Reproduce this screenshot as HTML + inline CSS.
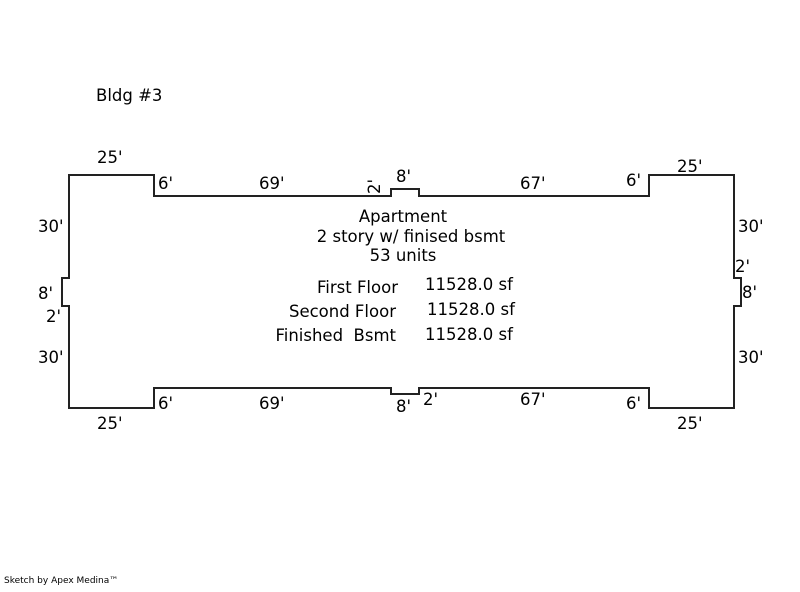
<!DOCTYPE html>
<html><head><style>
body{margin:0;background:#fff;width:800px;height:587px;overflow:hidden}
svg text{font-family:"DejaVu Sans","Liberation Sans",sans-serif;font-size:16.5px;fill:#000}
</style></head><body>
<svg width="800" height="587" xmlns="http://www.w3.org/2000/svg">
<path d="M69,175 H154 V196 H391 V189 H419 V196 H649 V175 H734 V278 H741 V306 H734 V408 H649 V388 H419 V394 H391 V388 H154 V408 H69 V306 H62 V278 H69 Z" fill="none" stroke="#222" stroke-width="2"/>
<text x="96" y="101">Bldg #3</text>
<text x="97" y="163">25'</text>
<text x="158" y="189">6'</text>
<text x="259" y="189">69'</text>
<text x="0" y="0" transform="translate(380,194) rotate(-90)">2'</text>
<text x="396" y="182">8'</text>
<text x="520" y="189">67'</text>
<text x="626" y="186">6'</text>
<text x="677" y="172">25'</text>
<text x="38" y="232">30'</text>
<text x="38" y="299">8'</text>
<text x="46" y="322">2'</text>
<text x="38" y="363">30'</text>
<text x="738" y="232">30'</text>
<text x="735" y="272">2'</text>
<text x="742" y="298">8'</text>
<text x="738" y="363">30'</text>
<text x="158" y="409">6'</text>
<text x="259" y="409">69'</text>
<text x="396" y="412">8'</text>
<text x="423" y="405">2'</text>
<text x="520" y="405">67'</text>
<text x="626" y="409">6'</text>
<text x="97" y="429">25'</text>
<text x="677" y="429">25'</text>
<text x="403" y="222" text-anchor="middle">Apartment</text>
<text x="411" y="242" text-anchor="middle">2 story w/ finised bsmt</text>
<text x="403" y="261" text-anchor="middle">53 units</text>
<text x="398" y="293" text-anchor="end">First Floor</text>
<text x="396" y="317" text-anchor="end">Second Floor</text>
<text x="396" y="341" text-anchor="end">Finished&#160; Bsmt</text>
<text x="425" y="290">11528.0 sf</text>
<text x="427" y="315">11528.0 sf</text>
<text x="425" y="340">11528.0 sf</text>
<text x="4" y="583" style="font-size:9px">Sketch by Apex Medina™</text>
</svg>
</body></html>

· · · ·

> _What you will do_
Copy out all the data without changing anything, and drop the pictures.

> _Response to this exercise_
Reproduce this screenshot as HTML + inline CSS.
<!DOCTYPE html>
<html><head><style>
body{margin:0;background:#fff;width:800px;height:587px;overflow:hidden}
svg text{font-family:"DejaVu Sans","Liberation Sans",sans-serif;font-size:16.5px;fill:#000}
</style></head><body>
<svg width="800" height="587" xmlns="http://www.w3.org/2000/svg">
<path d="M69,175 H154 V196 H391 V189 H419 V196 H649 V175 H734 V278 H741 V306 H734 V408 H649 V388 H419 V394 H391 V388 H154 V408 H69 V306 H62 V278 H69 Z" fill="none" stroke="#222" stroke-width="2"/>
<text x="96" y="101">Bldg #3</text>
<text x="97" y="163">25'</text>
<text x="158" y="189">6'</text>
<text x="259" y="189">69'</text>
<text x="0" y="0" transform="translate(380,194) rotate(-90)">2'</text>
<text x="396" y="182">8'</text>
<text x="520" y="189">67'</text>
<text x="626" y="186">6'</text>
<text x="677" y="172">25'</text>
<text x="38" y="232">30'</text>
<text x="38" y="299">8'</text>
<text x="46" y="322">2'</text>
<text x="38" y="363">30'</text>
<text x="738" y="232">30'</text>
<text x="735" y="272">2'</text>
<text x="742" y="298">8'</text>
<text x="738" y="363">30'</text>
<text x="158" y="409">6'</text>
<text x="259" y="409">69'</text>
<text x="396" y="412">8'</text>
<text x="423" y="405">2'</text>
<text x="520" y="405">67'</text>
<text x="626" y="409">6'</text>
<text x="97" y="429">25'</text>
<text x="677" y="429">25'</text>
<text x="403" y="222" text-anchor="middle">Apartment</text>
<text x="411" y="242" text-anchor="middle">2 story w/ finised bsmt</text>
<text x="403" y="261" text-anchor="middle">53 units</text>
<text x="398" y="293" text-anchor="end">First Floor</text>
<text x="396" y="317" text-anchor="end">Second Floor</text>
<text x="396" y="341" text-anchor="end">Finished&#160; Bsmt</text>
<text x="425" y="290">11528.0 sf</text>
<text x="427" y="315">11528.0 sf</text>
<text x="425" y="340">11528.0 sf</text>
<text x="4" y="583" style="font-size:9px">Sketch by Apex Medina™</text>
</svg>
</body></html>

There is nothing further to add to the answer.